- Exercise -
Write each line of the material exactly as given, from the top through the line that contains "from bokeh.resources import INLINE", and omit all pictures.

Stored dataset items
────────
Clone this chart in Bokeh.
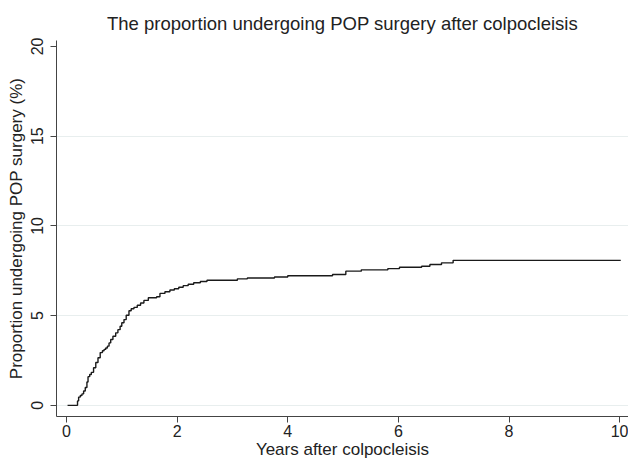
from bokeh.plotting import figure
from bokeh.models import Range1d, FixedTicker
from bokeh.embed import file_html
from bokeh.resources import INLINE

years = [0.02, 0.18, 0.20, 0.22, 0.25, 0.28, 0.31, 0.34, 0.37, 0.39, 0.42, 0.45, 0.49, 0.53,
         0.57, 0.61, 0.65, 0.68, 0.71, 0.74, 0.77, 0.80, 0.84, 0.89, 0.93, 0.97, 1.00, 1.04,
         1.08, 1.13, 1.17, 1.22, 1.28, 1.34, 1.40, 1.48, 1.63, 1.69, 1.78, 1.87, 1.95, 2.03,
         2.11, 2.20, 2.30, 2.42, 2.54, 3.09, 3.27, 3.76, 4.00, 4.81, 5.05, 5.33, 5.81, 6.02,
         6.42, 6.57, 6.78, 6.99, 10.02]
proportion = [0.0, 0.0, 0.25, 0.46, 0.55, 0.64, 0.80, 1.00, 1.30, 1.60, 1.72, 1.84, 2.10, 2.39,
              2.65, 2.94, 3.04, 3.12, 3.20, 3.30, 3.48, 3.67, 3.85, 4.04, 4.22, 4.41, 4.60, 4.78,
              5.02, 5.27, 5.38, 5.46, 5.58, 5.70, 5.85, 6.00, 6.05, 6.24, 6.33, 6.43, 6.50, 6.58,
              6.67, 6.75, 6.83, 6.90, 6.97, 7.05, 7.10, 7.15, 7.22, 7.29, 7.48, 7.55, 7.62, 7.70,
              7.75, 7.85, 7.94, 8.08, 8.08]
x_ticks = [0, 2, 4, 6, 8, 10]
y_ticks = [0, 5, 10, 15, 20]
grid_ticks = [0, 5, 10, 15]
x_title = "Years after colpocleisis"
y_title = "Proportion undergoing POP surgery (%)"

FONT = "Liberation Sans"

p = figure(width=628, height=461, output_backend="svg", toolbar_location=None,
           x_range=Range1d(-0.18, 10.16), y_range=Range1d(-0.62, 20.33),
           min_border_left=56, min_border_right=0, min_border_top=40, min_border_bottom=42,
           title="The proportion undergoing POP surgery after colpocleisis")

p.step(years, proportion, mode="after", line_color="#1a1a1a", line_width=1.4)

p.outline_line_color = None
p.title.text_font = FONT
p.title.text_font_size = "18.5px"
p.title.text_font_style = "normal"
p.title.text_color = "#222222"
p.title.align = "center"
p.title.standoff = 14

p.xaxis.ticker = FixedTicker(ticks=x_ticks)
p.yaxis.ticker = FixedTicker(ticks=y_ticks)
p.xaxis.axis_label = x_title
p.yaxis.axis_label = y_title
for ax in (p.xaxis, p.yaxis):
    ax.axis_label_text_font = FONT
    ax.axis_label_text_font_size = "17px"
    ax.axis_label_text_font_style = "normal"
    ax.axis_label_text_color = "#222222"
    ax.major_label_text_font = FONT
    ax.major_label_text_font_size = "16px"
    ax.major_label_text_color = "#222222"
    ax.axis_line_color = "#444444"
    ax.major_tick_line_color = "#444444"
    ax.major_tick_in = 0
    ax.major_tick_out = 6
    ax.minor_tick_line_color = None
p.yaxis.major_label_orientation = "vertical"
p.yaxis.major_label_standoff = 7
p.yaxis.axis_label_standoff = 3
p.xaxis.major_label_standoff = 2
p.xaxis.axis_label_standoff = 0

p.xgrid.grid_line_color = None
p.ygrid.ticker = FixedTicker(ticks=grid_ticks)
p.ygrid.grid_line_color = "#e8eeee"
p.ygrid.grid_line_width = 1

open("out.html", "w").write(file_html(p, INLINE))
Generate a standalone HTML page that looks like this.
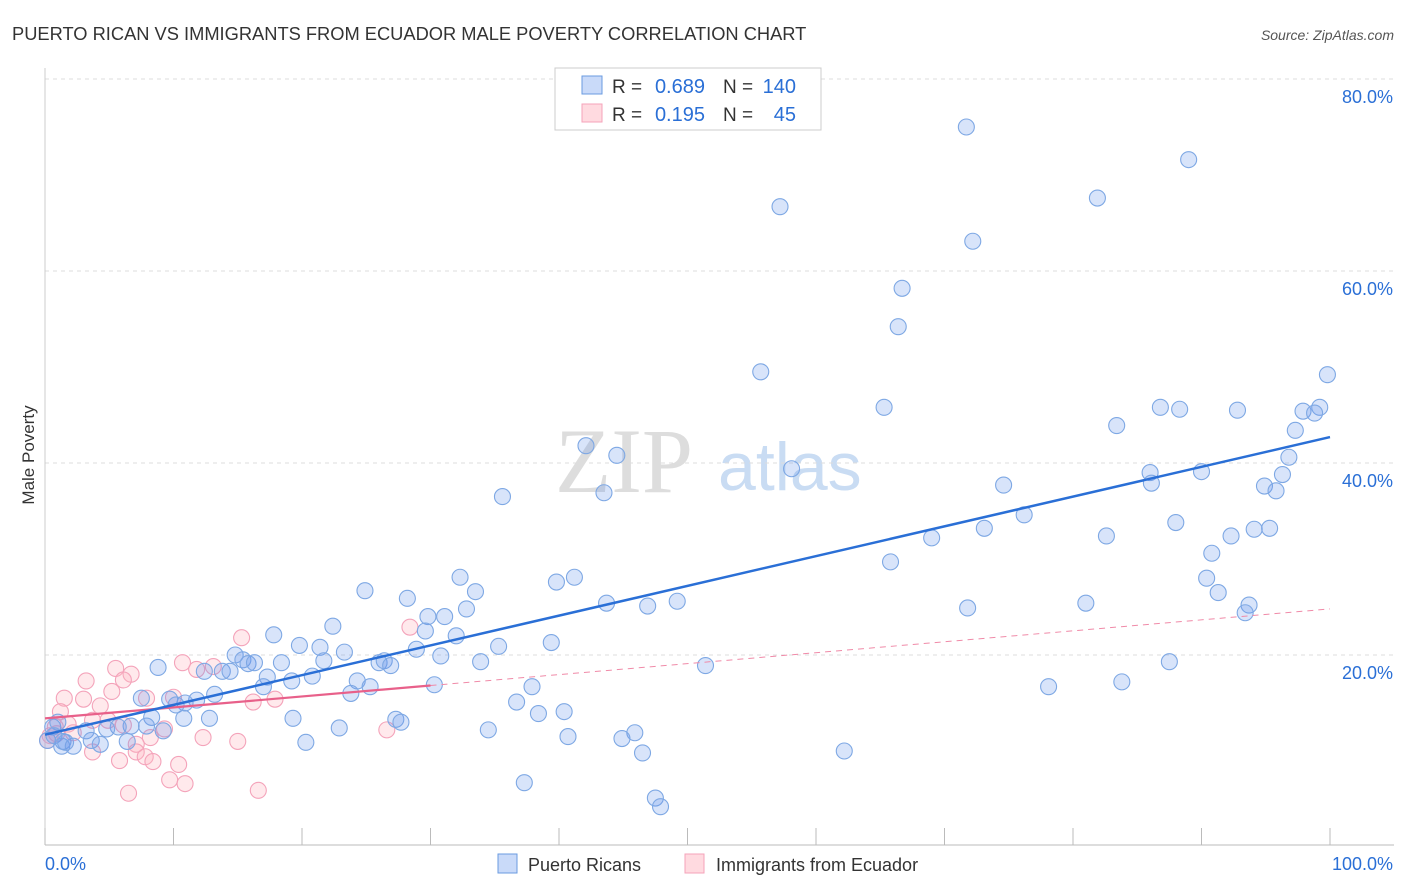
<!DOCTYPE html>
<html><head><meta charset="utf-8">
<style>
body{margin:0;background:#fff;font-family:"Liberation Sans",sans-serif;}
svg{display:block}
</style></head>
<body>
<svg id="chart" width="1406" height="892">
<text x="12" y="40" font-size="18.3" fill="#333">PUERTO RICAN VS IMMIGRANTS FROM ECUADOR MALE POVERTY CORRELATION CHART</text>
<text x="1394" y="40" font-size="14" fill="#555" font-style="italic" text-anchor="end">Source: ZipAtlas.com</text>
<g>
<text x="555" y="492" font-size="92" fill="#ddd" font-family="Liberation Serif,serif">ZIP</text>
<text x="718" y="490" font-size="68" fill="#c9dcf3">atlas</text>
</g>
<g id="grid"></g>
<g id="axes"></g>
<g id="marks"></g>
<text x="34" y="455" font-size="17" fill="#333" transform="rotate(-90 34 455)" text-anchor="middle">Male Poverty</text>
<g>
<rect x="555" y="68" width="266" height="62" fill="#fff" stroke="#ccc"/>
<rect x="582" y="76" width="20" height="18" fill="rgba(100,149,237,0.35)" stroke="#6a9be0"/>
<text x="612" y="93" font-size="19" fill="#333">R =</text>
<text x="705" y="93" font-size="20" fill="#2a6fd6" text-anchor="end">0.689</text>
<text x="723" y="93" font-size="19" fill="#333">N =</text>
<text x="796" y="93" font-size="20" fill="#2a6fd6" text-anchor="end">140</text>
<rect x="582" y="104" width="20" height="18" fill="rgba(255,182,193,0.5)" stroke="#f4a3ba"/>
<text x="612" y="121" font-size="19" fill="#333">R =</text>
<text x="705" y="121" font-size="20" fill="#2a6fd6" text-anchor="end">0.195</text>
<text x="723" y="121" font-size="19" fill="#333">N =</text>
<text x="796" y="121" font-size="20" fill="#2a6fd6" text-anchor="end">45</text>
</g>
<g>
<rect x="498" y="854" width="19" height="19" fill="rgba(100,149,237,0.35)" stroke="#6a9be0"/>
<text x="528" y="871" font-size="18" fill="#333">Puerto Ricans</text>
<rect x="685" y="854" width="19" height="19" fill="rgba(255,182,193,0.5)" stroke="#f4a3ba"/>
<text x="716" y="871" font-size="18" fill="#333">Immigrants from Ecuador</text>
</g>
</svg>
<script>
const yTicks=[20,40,60,80];
const yTickLabels=["20.0%","40.0%","60.0%","80.0%"];
const xTicks=[0,10,20,30,40,50,60,70,80,90,100];
const blueX=[71.7,89.0,57.2,81.9,72.2,66.7,66.4,55.7,99.8,65.3,86.8,88.3,92.8,97.9,99.2,98.8,83.4,97.3,42.1,44.5,96.8,58.1,86.0,90.0,96.3,86.1,74.6,94.9,95.8,35.6,43.5,76.2,88.0,73.1,94.1,95.3,82.6,69.0,92.3,90.8,65.8,32.3,41.2,39.8,90.4,24.9,33.5,91.3,28.2,43.7,49.2,46.9,81.0,93.7,71.8,93.4,32.8,29.8,31.1,22.4,17.8,29.6,32.0,19.8,21.4,39.4,35.3,23.3,28.9,14.8,30.8,15.4,21.7,15.8,16.3,18.4,26.0,26.4,26.9,33.9,51.4,87.5,8.8,12.4,13.8,14.4,20.8,17.3,19.2,24.3,83.8,25.3,17.0,30.3,37.9,78.1,23.8,13.2,7.5,9.7,11.8,10.9,10.2,36.7,8.3,10.8,12.8,19.3,40.4,38.4,27.3,27.7,6.7,5.7,7.9,3.2,0.6,1.0,4.8,9.2,34.5,22.9,45.9,40.7,44.9,0.2,0.7,1.4,3.6,4.3,6.4,20.3,1.3,2.2,1.6,46.5,62.2,37.3,47.5,47.9];
const blueY=[75.0,71.6,66.7,67.6,63.1,58.2,54.2,49.5,49.2,45.8,45.8,45.6,45.5,45.4,45.8,45.2,43.9,43.4,41.8,40.8,40.6,39.4,39.0,39.1,38.8,37.9,37.7,37.6,37.1,36.5,36.9,34.6,33.8,33.2,33.1,33.2,32.4,32.2,32.4,30.6,29.7,28.1,28.1,27.6,28.0,26.7,26.6,26.5,25.9,25.4,25.6,25.1,25.4,25.2,24.9,24.4,24.8,24.0,24.0,23.0,22.1,22.5,22.0,21.0,20.8,21.3,20.9,20.3,20.6,20.0,19.9,19.5,19.4,19.1,19.2,19.2,19.2,19.4,18.9,19.3,18.9,19.3,18.7,18.3,18.3,18.3,17.8,17.7,17.3,17.3,17.2,16.7,16.7,16.9,16.7,16.7,16.0,15.9,15.5,15.4,15.3,15.0,14.8,15.1,13.5,13.4,13.4,13.4,14.1,13.9,13.3,13.0,12.6,12.5,12.6,12.1,12.5,13.0,12.3,12.1,12.2,12.4,11.9,11.5,11.3,11.1,11.6,11.0,11.1,10.7,11.0,10.9,10.5,10.5,10.9,9.8,10.0,6.7,5.1,4.2];
const pinkX=[15.3,28.4,10.7,13.1,11.8,5.5,6.7,3.2,6.1,5.2,1.5,3.0,7.9,10.0,4.3,16.2,17.9,1.2,3.7,4.9,1.8,0.8,6.1,9.3,26.6,0.4,2.2,8.2,12.3,15.0,7.1,0.2,3.7,7.1,7.8,5.8,8.4,10.4,9.7,10.9,6.5,16.6,0.9];
const pinkY=[21.8,22.9,19.2,18.8,18.5,18.6,18.0,17.3,17.4,16.2,15.5,15.4,15.5,15.6,14.7,15.1,15.4,14.1,13.2,13.2,12.8,12.5,12.7,12.3,12.2,11.6,11.9,11.4,11.4,11.0,10.7,11.1,9.9,9.9,9.4,9.0,8.9,8.6,7.0,6.6,5.6,5.9,11.8];
const blueTrend=[11.7,42.7];
const pinkTrend=[13.4,24.8];
const pinkSolidEnd=30;

const NS="http://www.w3.org/2000/svg";
const X=v=>45+v*12.85, Y=v=>847-v*9.6;
function mk(tag,attrs,parent){const e=document.createElementNS(NS,tag);for(const k in attrs)e.setAttribute(k,attrs[k]);parent.appendChild(e);return e;}
const grid=document.getElementById('grid'),axes=document.getElementById('axes'),marks=document.getElementById('marks');
yTicks.forEach((t,i)=>{
 const l=mk('line',{x1:45,x2:1394,y1:Y(t),y2:Y(t),stroke:'#ddd','stroke-dasharray':'4,4'},grid);
 
 
 const tx=mk('text',{x:1393,y:Y(t)+24,'font-size':18,fill:'#2a6fd6','text-anchor':'end'},axes);
 tx.textContent=yTickLabels[i];
 
 
});
const ax=mk('line',{x1:45,x2:1394,y1:845,y2:845,stroke:'#bbb'},axes);


const ay=mk('line',{x1:45,x2:45,y1:68,y2:845,stroke:'#ccc'},axes);


xTicks.forEach(t=>{
 const l=mk('line',{x1:X(t),x2:X(t),y1:828,y2:845,stroke:'#bbb'},axes);
 
 
});
const xl0=mk('text',{x:45,y:870,'font-size':18,fill:'#2a6fd6'},axes);xl0.textContent='0.0%';


const xl1=mk('text',{x:1393,y:870,'font-size':18,fill:'#2a6fd6','text-anchor':'end'},axes);xl1.textContent='100.0%';



pinkX.forEach((x,i)=>{
 const c=mk('circle',{cx:X(x),cy:Y(pinkY[i]),r:8,fill:'rgba(255,182,193,0.3)',stroke:'#f4a3ba','stroke-width':1.1},marks);
 
 
});
blueX.forEach((x,i)=>{
 const c=mk('circle',{cx:X(x),cy:Y(blueY[i]),r:8,fill:'rgba(100,149,237,0.25)',stroke:'#7ea8e4','stroke-width':1.1},marks);
 
 
});
const pAt=v=>pinkTrend[0]+(pinkTrend[1]-pinkTrend[0])*v/100;
const pd=mk('line',{x1:X(pinkSolidEnd),y1:Y(pAt(pinkSolidEnd)),x2:X(100),y2:Y(pinkTrend[1]),stroke:'#f08aa8','stroke-width':1,'stroke-dasharray':'6,5'},marks);


const ps=mk('line',{x1:X(0),y1:Y(pinkTrend[0]),x2:X(pinkSolidEnd),y2:Y(pAt(pinkSolidEnd)),stroke:'#e8608a','stroke-width':2.2},marks);


const bt=mk('line',{x1:X(0),y1:Y(blueTrend[0]),x2:X(100),y2:Y(blueTrend[1]),stroke:'#2a6fd6','stroke-width':2.5},marks);


</script>
</body></html>
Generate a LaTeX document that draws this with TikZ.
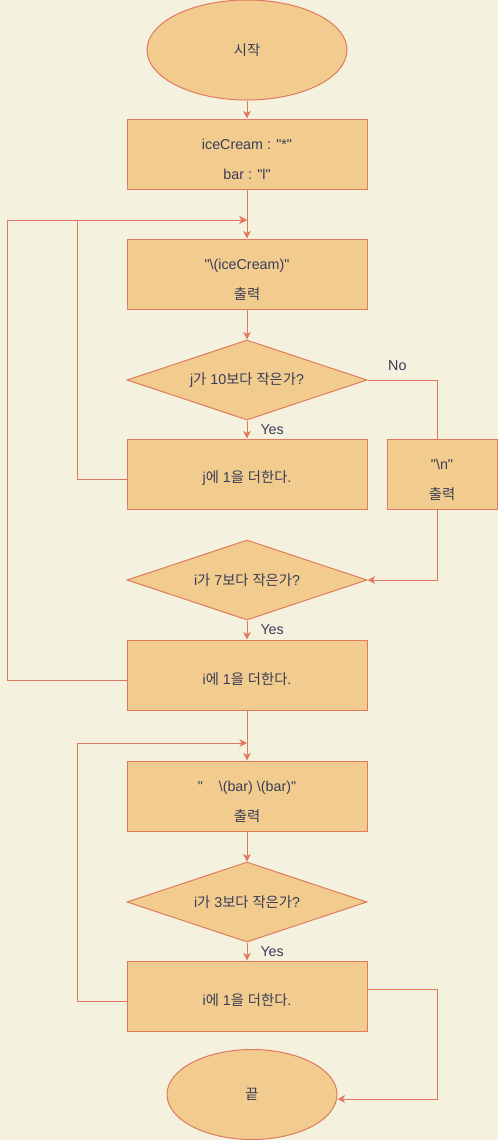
────────
- Solution for this task -
Clone this chart in Bokeh.
from bokeh.plotting import figure
from bokeh.models import Range1d, FixedTicker
from bokeh.embed import file_html
from bokeh.resources import INLINE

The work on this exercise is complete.